▶ _BRIEF_
Using the records below, locate all lines containing "seaborn" and return them.

▶ _TASK MATERIAL_

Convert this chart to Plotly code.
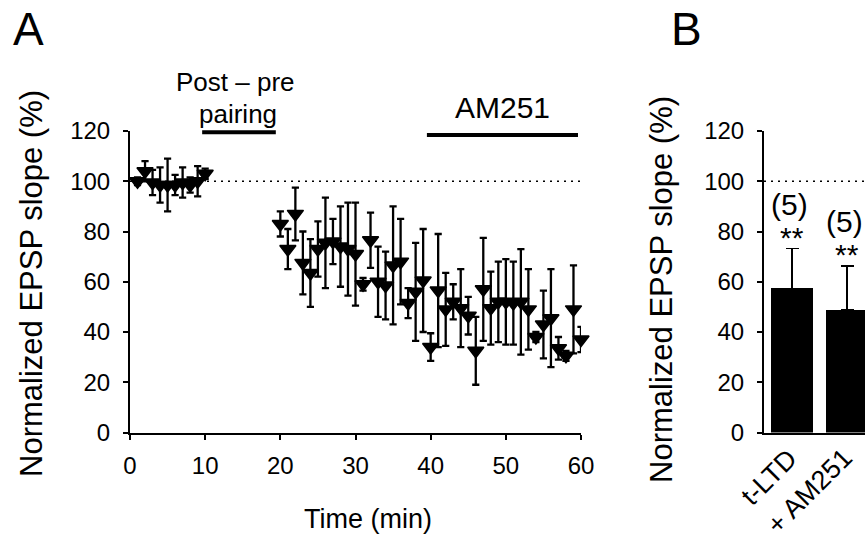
import plotly.graph_objects as go

W, H = 865, 545

# ---------------- Panel A data ----------------
time_base = [1, 2, 3, 4, 5, 6, 7, 8, 9, 10]
epsp_base = [100, 104, 99.5, 98.5, 98.5, 98.5, 99.5, 98.5, 100, 103]
err_base = [1.5, 4, 5, 7, 10.5, 4, 6, 3, 6, 2]

time_post = [20, 21, 22, 23, 24, 25, 26, 27, 28, 29, 30, 31, 32, 33, 34, 35, 36, 37, 38, 39, 40,
             41, 42, 43, 44, 45, 46, 47, 48, 49, 50, 51, 52, 53, 54, 55, 56, 57, 58, 59, 60]
epsp_post = [83, 73, 87, 67.5, 63.5, 73, 75.5, 76, 74, 73, 71, 59, 76.5, 60, 58.5, 66.5, 68, 51.5, 56, 60.5, 34,
             56.5, 49, 52, 49.5, 46.5, 32.5, 57, 49.5, 52, 52, 51.5, 52, 49, 38, 43, 45.5, 33.5, 30.5, 49, 37]
err_post = [5, 8, 10.5, 12.5, 13.5, 11, 18, 9, 16, 18.5, 20.5, 2.5, 11, 14, 13.5, 23.5, 17, 6, 19.5, 20.5, 5.5,
            22.5, 14.5, 7, 15.5, 7.5, 13.5, 20.5, 14.5, 16, 17, 16.5, 21, 16, 2, 13.5, 19.5, 4.5, 2, 17.5, 5]

x_ticks_a = [0, 10, 20, 30, 40, 50, 60]
y_ticks = [0, 20, 40, 60, 80, 100, 120]
baseline_level = 100
pairing_span = [9.6, 19.4]
am251_span = [39.5, 59.6]

# ---------------- Panel B data ----------------
groups = ["t-LTD", "+ AM251"]
bar_vals = [57.4, 48.7]
bar_errs = [15.8, 17.6]
n_cells = ["(5)", "(5)"]
signif = ["**", "**"]

FONT = "Liberation Sans, Arial, sans-serif"

# layout geometry (pixels)
ax_l, ax_r = 130, 581
ax_bottom, ax_top = 432.5, 131
bx_l = 764
xa_range = [0, 60]
xb_range = [-0.51, 1.326]


def px(x):
    return x / W


def py(y):
    return 1 - y / H


def a_x_to_paper(t):
    return px(ax_l + (t - xa_range[0]) / (xa_range[1] - xa_range[0]) * (ax_r - ax_l))


fig = go.Figure()

fig.add_trace(go.Scatter(
    x=time_base + time_post,
    y=epsp_base + epsp_post,
    mode="markers",
    marker=dict(symbol="triangle-down", size=14, color="black", line=dict(color="black", width=1.5)),
    error_y=dict(type="data", array=err_base + err_post, color="black", thickness=2.3, width=3.6),
    xaxis="x", yaxis="y", showlegend=False, cliponaxis=False,
))

fig.add_trace(go.Bar(
    x=[0, 1], y=bar_vals, width=0.76,
    marker=dict(color="black", line=dict(width=0)),
    error_y=dict(type="data", symmetric=False, array=bar_errs, arrayminus=[0, 0],
                 color="black", thickness=1.5, width=6.5),
    xaxis="x2", yaxis="y2", showlegend=False,
))

axis_common = dict(showline=True, linecolor="black", linewidth=2, ticks="outside",
                   ticklen=5, tickwidth=2, tickcolor="black", showgrid=False, zeroline=False,
                   automargin=False,
                   tickfont=dict(family=FONT, size=24, color="black"))

fig.update_layout(
    template="none",
    width=W, height=H,
    margin=dict(l=0, r=0, t=0, b=0, pad=0),
    paper_bgcolor="white", plot_bgcolor="white",
    font=dict(family=FONT, color="black"),
    bargap=0,
    xaxis=dict(domain=[px(ax_l), px(ax_r)], range=xa_range, tickvals=x_ticks_a,
               ticklabelstandoff=6, anchor="y", **axis_common),
    yaxis=dict(domain=[py(ax_bottom), py(ax_top)], range=[0, 120], tickvals=y_ticks,
               ticklabelstandoff=8, anchor="x", **axis_common),
    xaxis2=dict(domain=[px(bx_l), 1.0], range=xb_range, tickvals=[0, 1], showticklabels=False,
                showline=True, linecolor="black", linewidth=2, ticks="",
                showgrid=False, zeroline=False, anchor="y2", automargin=False),
    yaxis2=dict(domain=[py(ax_bottom), py(ax_top)], range=[0, 120], tickvals=y_ticks,
                ticklabelstandoff=8, anchor="x2", **axis_common),
)

dot = "2px,5px"
fig.add_shape(type="line", xref="x", yref="y", x0=xa_range[0], x1=xa_range[1],
              y0=baseline_level, y1=baseline_level, layer="below",
              line=dict(color="black", width=1.5, dash=dot))
fig.add_shape(type="line", xref="x2 domain", yref="y2", x0=0, x1=1,
              y0=baseline_level, y1=baseline_level, layer="below",
              line=dict(color="black", width=1.5, dash=dot))

# treatment bars above panel A
fig.add_shape(type="line", xref="paper", yref="paper",
              x0=a_x_to_paper(pairing_span[0]), x1=a_x_to_paper(pairing_span[1]),
              y0=py(132.3), y1=py(132.3), line=dict(color="black", width=4))
fig.add_shape(type="line", xref="paper", yref="paper",
              x0=a_x_to_paper(am251_span[0]), x1=a_x_to_paper(am251_span[1]),
              y0=py(135), y1=py(135), line=dict(color="black", width=4))

ann = []


def text(x, y, s, size, angle=0):
    ann.append(dict(x=px(x), y=py(y), xref="paper", yref="paper", text=s, showarrow=False,
                    xanchor="center", yanchor="middle", textangle=angle,
                    font=dict(family=FONT, size=size, color="black")))


text(29, 29, "A", 46)
text(686, 29, "B", 46)
text(236, 82, "Post \u2013 pre", 26)
text(238, 114, "pairing", 26)
text(502, 107, "AM251", 30)
text(368, 519, "Time (min)", 27)
text(31, 284, "Normalized EPSP slope (%)", 31, -90)
text(661, 290, "Normalized EPSP slope (%)", 31, -90)

for i, (v, e) in enumerate(zip(bar_vals, bar_errs)):
    ann.append(dict(x=i, y=v + e, xref="x2", yref="y2", text=signif[i], showarrow=False,
                    xanchor="center", yanchor="middle", yshift=11,
                    font=dict(family=FONT, size=30, color="black")))
    ann.append(dict(x=i - 0.04, y=v + e, xref="x2", yref="y2", text=n_cells[i], showarrow=False,
                    xanchor="center", yanchor="middle", yshift=44,
                    font=dict(family=FONT, size=30, color="black")))
    # rotated category labels
    ann.append(dict(x=i, y=py(440), xref="x2", yref="paper", text=groups[i], showarrow=False,
                    xanchor="right", yanchor="top", xshift=14, textangle=-45,
                    font=dict(family=FONT, size=27, color="black")))

fig.update_layout(annotations=ann)

fig.write_html("out.html")
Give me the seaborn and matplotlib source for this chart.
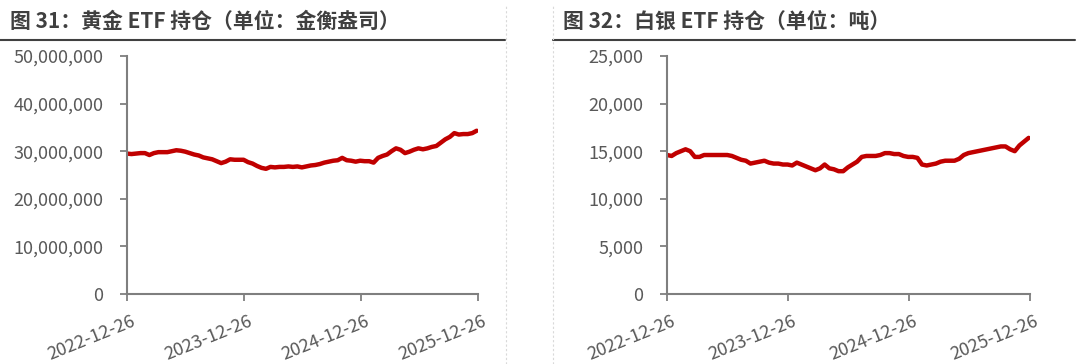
import pandas as pd
import seaborn as sns
import matplotlib
matplotlib.use("Agg")
from matplotlib import pyplot as plt
from matplotlib.lines import Line2D
from matplotlib.ticker import FuncFormatter
from matplotlib.transforms import ScaledTranslation

# data (two-week steps)
dates = pd.date_range("2022-12-26", periods=79, freq="14D")

gold_mn_oz = [
    29.5, 29.4, 29.5, 29.6, 29.6, 29.2, 29.6, 29.8, 29.8, 29.8,
    30.0, 30.2, 30.1, 29.9, 29.6, 29.3, 29.1, 28.7, 28.5, 28.3,
    27.9, 27.5, 27.8, 28.3, 28.2, 28.2, 28.2, 27.7, 27.4, 26.9,
    26.5, 26.3, 26.7, 26.6, 26.7, 26.7, 26.8, 26.7, 26.8, 26.6,
    26.8, 27.0, 27.1, 27.3, 27.6, 27.8, 28.0, 28.1, 28.6, 28.1,
    28.0, 27.8, 28.0, 27.9, 27.9, 27.6, 28.6, 29.0, 29.3, 30.0,
    30.6, 30.3, 29.6, 29.9, 30.3, 30.6, 30.4, 30.6, 30.9, 31.1,
    31.8, 32.5, 33.0, 33.8, 33.5, 33.6, 33.6, 33.8, 34.3,
]

silver_k_t = [
    14.6, 14.5, 14.8, 15.0, 15.2, 15.0, 14.4, 14.4, 14.6, 14.6,
    14.6, 14.6, 14.6, 14.6, 14.5, 14.3, 14.1, 14.0, 13.7, 13.8,
    13.9, 14.0, 13.8, 13.7, 13.7, 13.6, 13.6, 13.5, 13.8, 13.6,
    13.4, 13.2, 13.0, 13.2, 13.6, 13.2, 13.1, 12.9, 12.9, 13.3,
    13.6, 13.9, 14.4, 14.5, 14.5, 14.5, 14.6, 14.8, 14.8, 14.7,
    14.7, 14.5, 14.4, 14.4, 14.3, 13.6, 13.5, 13.6, 13.7, 13.9,
    14.0, 14.0, 14.0, 14.2, 14.6, 14.8, 14.9, 15.0, 15.1, 15.2,
    15.3, 15.4, 15.5, 15.5, 15.2, 15.0, 15.6, 16.0, 16.4,
]

tick_dates = ["2022-12-26", "2023-12-26", "2024-12-26", "2025-12-26"]
titles = ["图 31：黄金 ETF 持仓（单位：金衡盎司）", "图 32：白银 ETF 持仓（单位：吨）"]

df = pd.DataFrame({
    "date": dates,
    "gold": [v * 1e6 for v in gold_mn_oz],
    "silver": [v * 1e3 for v in silver_k_t],
})

sns.set_style("ticks")
plt.rcParams["font.family"] = ["Noto Sans CJK SC", "DejaVu Sans"]

RED = "#C00000"
AXC = "#7F7F7F"
TXT = "#595959"

fig = plt.figure(figsize=(10.8, 3.64), dpi=100)
ax1 = fig.add_axes([127 / 1080, 1 - 294 / 364, 351 / 1080, 238 / 364])
ax2 = fig.add_axes([667 / 1080, 1 - 294 / 364, 363 / 1080, 238 / 364])

setups = [
    (ax1, "gold", 50_000_000, 10_000_000),
    (ax2, "silver", 25_000, 5_000),
]
for ax, col, ymax, step in setups:
    sns.lineplot(data=df, x="date", y=col, ax=ax, color=RED, linewidth=3.2)
    ax.set_xlim(pd.Timestamp(tick_dates[0]), pd.Timestamp(tick_dates[-1]))
    ax.set_ylim(0, ymax)
    ax.set_yticks(range(0, ymax + 1, step))
    ax.yaxis.set_major_formatter(FuncFormatter(lambda v, p: f"{v:,.0f}"))
    ax.set_xticks([pd.Timestamp(d) for d in tick_dates])
    ax.set_xticklabels(tick_dates, rotation=22, ha="right", rotation_mode="anchor")
    ax.set_xlabel("")
    ax.set_ylabel("")
    for s in ["top", "right"]:
        ax.spines[s].set_visible(False)
    for s in ["left", "bottom"]:
        ax.spines[s].set_color(AXC)
        ax.spines[s].set_linewidth(1.5)
    ax.tick_params(axis="both", colors=AXC, length=5, width=1.3, labelsize=13,
                   labelcolor=TXT)
    ax.tick_params(axis="y", pad=12)
    ax.tick_params(axis="x", pad=8)
    for lab in ax.get_xticklabels():
        lab.set_transform(lab.get_transform() + ScaledTranslation(4 / 100, 0, fig.dpi_scale_trans))

# titles and header lines
fig.text(10 / 1080, 1 - 21 / 364, titles[0], fontsize=15, fontweight="bold",
         color="#404040", va="center", ha="left")
fig.text(563 / 1080, 1 - 21 / 364, titles[1], fontsize=15, fontweight="bold",
         color="#404040", va="center", ha="left")
for x0, x1 in [(0, 505), (553, 1075)]:
    fig.add_artist(Line2D([x0 / 1080, x1 / 1080], [1 - 40 / 364] * 2,
                          transform=fig.transFigure, color="#404040", lw=1.5))
for x in [506, 553]:
    fig.add_artist(Line2D([x / 1080] * 2, [0, 1 - 4 / 364], transform=fig.transFigure,
                          color="#D9D9D9", lw=0.8, ls=(0, (2, 2))))

fig.savefig("out.png", dpi=100)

▶ _PROBLEM SOLUTION_
Give me the seaborn and matplotlib source for this chart.
import seaborn as sns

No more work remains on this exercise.